## TASK DESCRIPTION
Retype word for word the first line of the listing and each line after it up to the line with "1.380, 1.386, 1.391, 1.394, 1.397, 1.398]", with the pictures taken out.

## DATASET SECTION
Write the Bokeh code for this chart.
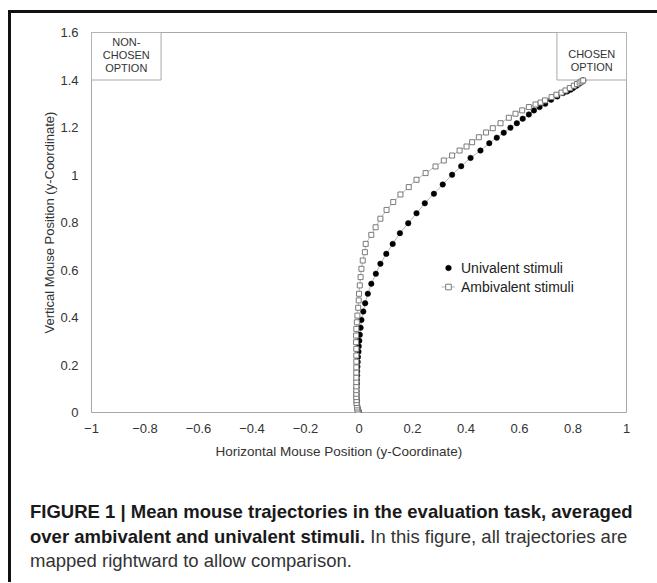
from bokeh.plotting import figure
from bokeh.models import (Range1d, FixedTicker, Legend, LegendItem, ColumnDataSource,
                          Title, Div)
from bokeh.layouts import column
from bokeh.embed import file_html
from bokeh.resources import INLINE
from bokeh.core.properties import value

# ---------------- data ----------------
uni_x = [0.000, -0.001, -0.003, -0.005, -0.006, -0.007, -0.008, -0.008, -0.009, -0.009,
         -0.009, -0.009, -0.008, -0.008, -0.007, -0.007, -0.006, -0.005, -0.004, -0.002,
         -0.001, 0.001, 0.003, 0.006, 0.009, 0.016, 0.023, 0.033, 0.046, 0.063,
         0.080, 0.102, 0.126, 0.153, 0.184, 0.215, 0.246, 0.280, 0.313, 0.348,
         0.382, 0.417, 0.454, 0.487, 0.515, 0.541, 0.566, 0.590, 0.612, 0.635,
         0.654, 0.675, 0.696, 0.718, 0.741, 0.763, 0.778, 0.791, 0.800, 0.810,
         0.818, 0.825, 0.830, 0.834, 0.837, 0.838]
uni_y = [0.000, 0.004, 0.009, 0.015, 0.022, 0.030, 0.040, 0.051, 0.063, 0.076,
         0.090, 0.105, 0.121, 0.138, 0.156, 0.174, 0.193, 0.213, 0.234, 0.256,
         0.279, 0.302, 0.327, 0.357, 0.390, 0.425, 0.460, 0.500, 0.542, 0.584,
         0.626, 0.668, 0.710, 0.755, 0.797, 0.839, 0.881, 0.921, 0.960, 1.001,
         1.037, 1.072, 1.103, 1.134, 1.157, 1.178, 1.199, 1.218, 1.237, 1.255,
         1.272, 1.286, 1.300, 1.317, 1.331, 1.345, 1.352, 1.359, 1.366, 1.374,
         1.380, 1.386, 1.391, 1.394, 1.397, 1.398]

amb_x = [0.000, -0.002, -0.004, -0.006, -0.007, -0.008, -0.009, -0.009, -0.010, -0.010,
         -0.010, -0.010, -0.010, -0.010, -0.010, -0.010, -0.010, -0.010, -0.010,
         -0.011, -0.011, -0.010, -0.008, -0.006, -0.003, -0.001, 0.000, 0.003,
         0.006, 0.009, 0.014, 0.022, 0.025, 0.046, 0.062, 0.080, 0.103, 0.128,
         0.155, 0.186, 0.215, 0.249, 0.286, 0.317, 0.348, 0.376, 0.402, 0.423,
         0.448, 0.475, 0.500, 0.529, 0.560, 0.585, 0.610, 0.635, 0.660, 0.679,
         0.695, 0.720, 0.738, 0.757, 0.772, 0.788, 0.803, 0.815, 0.825, 0.832, 0.838]
amb_y = [0.000, 0.003, 0.007, 0.013, 0.021, 0.030, 0.040, 0.052, 0.065, 0.079,
         0.094, 0.110, 0.128, 0.147, 0.168, 0.190, 0.214, 0.240, 0.268,
         0.296, 0.324, 0.352, 0.380, 0.408, 0.441, 0.472, 0.500, 0.535,
         0.570, 0.605, 0.640, 0.675, 0.710, 0.748, 0.780, 0.816, 0.853, 0.886,
         0.918, 0.949, 0.980, 1.008, 1.036, 1.061, 1.082, 1.103, 1.120, 1.138,
         1.159, 1.179, 1.197, 1.218, 1.241, 1.258, 1.272, 1.286, 1.297, 1.305,
         1.314, 1.328, 1.338, 1.347, 1.356, 1.366, 1.376, 1.383, 1.389, 1.394, 1.398]

x_ticks = [-1, -0.8, -0.6, -0.4, -0.2, 0, 0.2, 0.4, 0.6, 0.8, 1]
x_tick_labels = ["\u22121", "\u22120.8", "\u22120.6", "\u22120.4", "\u22120.2", "0",
                 "0.2", "0.4", "0.6", "0.8", "1"]
y_ticks = [0, 0.2, 0.4, 0.6, 0.8, 1.0, 1.2, 1.4, 1.6]
y_tick_labels = ["0", "0.2", "0.4", "0.6", "0.8", "1", "1.2", "1.4", "1.6"]

box_left = [-1.0, 0.74]
box_right = [-0.74, 1.0]
box_bottom = [1.4, 1.4]
box_top = [1.6, 1.6]
box_text = ["NON-\nCHOSEN\nOPTION", "CHOSEN\nOPTION"]

caption_bold = ["FIGURE 1 | Mean mouse trajectories in the evaluation task, averaged",
                "over ambivalent and univalent stimuli."]
caption_normal = ["In this figure, all trajectories are",
                  "mapped rightward to allow comparison."]

# ---------------- layout (page px) ----------------
W, H = 638, 467
OX, OY = 11, 13                      # canvas origin on page
FL, FR, FT, FB = 91, 626, 32, 412    # plot frame on page
FONT = "Liberation Sans"

p = figure(width=W, height=H, output_backend="svg", toolbar_location=None,
           x_range=Range1d(-1, 1), y_range=Range1d(0, 1.6),
           min_border_left=FL - OX, min_border_right=W - (FR - OX),
           min_border_top=FT - OY, min_border_bottom=H - (FB - OY),
           background_fill_color="white", border_fill_color="white")
p.grid.visible = False
p.outline_line_color = "#a8a8a8"
p.outline_line_width = 1

for ax in (p.xaxis[0], p.yaxis[0]):
    ax.axis_line_color = None
    ax.major_tick_line_color = None
    ax.minor_tick_line_color = None
    ax.major_label_text_font = FONT
    ax.major_label_text_font_size = "13px"
    ax.major_label_text_color = "#333333"
    ax.axis_label_text_font = FONT
    ax.axis_label_text_font_size = "13px"
    ax.axis_label_text_font_style = "normal"
    ax.axis_label_text_color = "#333333"

p.xaxis.ticker = FixedTicker(ticks=x_ticks)
p.xaxis.major_label_overrides = {t: l for t, l in zip(x_ticks, x_tick_labels)}
p.xaxis.major_label_standoff = 5

p.yaxis.ticker = FixedTicker(ticks=y_ticks)
p.yaxis.major_label_overrides = {t: l for t, l in zip(y_ticks, y_tick_labels)}
p.yaxis.major_label_standoff = 7
p.yaxis.axis_label = "Vertical Mouse Position (y-Coordinate)"
p.yaxis.axis_label_standoff = 0

# x-axis title, placed as in the reference
p.add_layout(Title(text="Horizontal Mouse Position (y-Coordinate)", align="left",
                   offset=215 - FL, standoff=12, text_font=FONT, text_font_size="13.5px",
                   text_font_style="normal", text_color="#333333"), "below")

# option boxes
boxes = ColumnDataSource(dict(left=box_left, right=box_right, bottom=box_bottom, top=box_top,
                              text=box_text,
                              cx=[(a + b) / 2 for a, b in zip(box_left, box_right)],
                              yoff=[3, 15]))
p.quad(left="left", right="right", bottom="bottom", top="top", source=boxes,
       fill_color="white", line_color="#a8a8a8", line_width=1)
p.text(x="cx", y="top", text="text", source=boxes, text_align="center",
       text_baseline="top", text_font=value(FONT), text_font_size="11px",
       text_color="#333333", text_line_height=1.1, y_offset="yoff")

# trajectories
uni_line = p.line(uni_x, uni_y, line_color="#b5b5b5", line_width=1)
uni_sc = p.scatter(uni_x, uni_y, marker="circle", size=5.5, fill_color="black",
                   line_color="black", line_width=0.5)
amb_line = p.line(amb_x, amb_y, line_color="#b5b5b5", line_width=1)
amb_sc = p.scatter(amb_x, amb_y, marker="square", size=5, fill_color="white",
                   line_color="#7a7a7a", line_width=1)

legend = Legend(items=[LegendItem(label="Univalent stimuli", renderers=[uni_sc]),
                       LegendItem(label="Ambivalent stimuli", renderers=[amb_line, amb_sc])],
                location=(350, 117), glyph_width=14, glyph_height=17, label_height=17,
                spacing=2, padding=0, margin=0, label_standoff=6,
                border_line_color=None, background_fill_alpha=0,
                label_text_font=FONT, label_text_font_size="14px", label_text_color="#222222")
p.add_layout(legend, "center")

# caption below the chart
cap_html = (
    '<div style="font-family:\'Liberation Sans\',Arial,sans-serif;font-size:18.5px;'
    'line-height:24.5px;color:#333333;white-space:nowrap;padding:15px 0 0 14px;">'
    f'<b style="color:#1a1a1a">{caption_bold[0]}</b><br>'
    f'<b style="color:#1a1a1a">{caption_bold[1]}</b> {caption_normal[0]}<br>'
    f'{caption_normal[1]}</div>'
)
caption = Div(text=cap_html, width=W, height=92, styles={"overflow": "hidden"})

layout = column(p, caption, spacing=0,
                styles={"border-left": "3px solid #111", "border-top": "3px solid #111",
                        "margin-left": "8px", "margin-top": "10px", "overflow": "hidden"})

open("out.html", "w").write(file_html(layout, INLINE))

## OUTPUT FOR THIS EXERCISE
Write the Bokeh code for this chart.
from bokeh.plotting import figure
from bokeh.models import (Range1d, FixedTicker, Legend, LegendItem, ColumnDataSource,
                          Title, Div)
from bokeh.layouts import column
from bokeh.embed import file_html
from bokeh.resources import INLINE
from bokeh.core.properties import value

# ---------------- data ----------------
uni_x = [0.000, -0.001, -0.003, -0.005, -0.006, -0.007, -0.008, -0.008, -0.009, -0.009,
         -0.009, -0.009, -0.008, -0.008, -0.007, -0.007, -0.006, -0.005, -0.004, -0.002,
         -0.001, 0.001, 0.003, 0.006, 0.009, 0.016, 0.023, 0.033, 0.046, 0.063,
         0.080, 0.102, 0.126, 0.153, 0.184, 0.215, 0.246, 0.280, 0.313, 0.348,
         0.382, 0.417, 0.454, 0.487, 0.515, 0.541, 0.566, 0.590, 0.612, 0.635,
         0.654, 0.675, 0.696, 0.718, 0.741, 0.763, 0.778, 0.791, 0.800, 0.810,
         0.818, 0.825, 0.830, 0.834, 0.837, 0.838]
uni_y = [0.000, 0.004, 0.009, 0.015, 0.022, 0.030, 0.040, 0.051, 0.063, 0.076,
         0.090, 0.105, 0.121, 0.138, 0.156, 0.174, 0.193, 0.213, 0.234, 0.256,
         0.279, 0.302, 0.327, 0.357, 0.390, 0.425, 0.460, 0.500, 0.542, 0.584,
         0.626, 0.668, 0.710, 0.755, 0.797, 0.839, 0.881, 0.921, 0.960, 1.001,
         1.037, 1.072, 1.103, 1.134, 1.157, 1.178, 1.199, 1.218, 1.237, 1.255,
         1.272, 1.286, 1.300, 1.317, 1.331, 1.345, 1.352, 1.359, 1.366, 1.374,
         1.380, 1.386, 1.391, 1.394, 1.397, 1.398]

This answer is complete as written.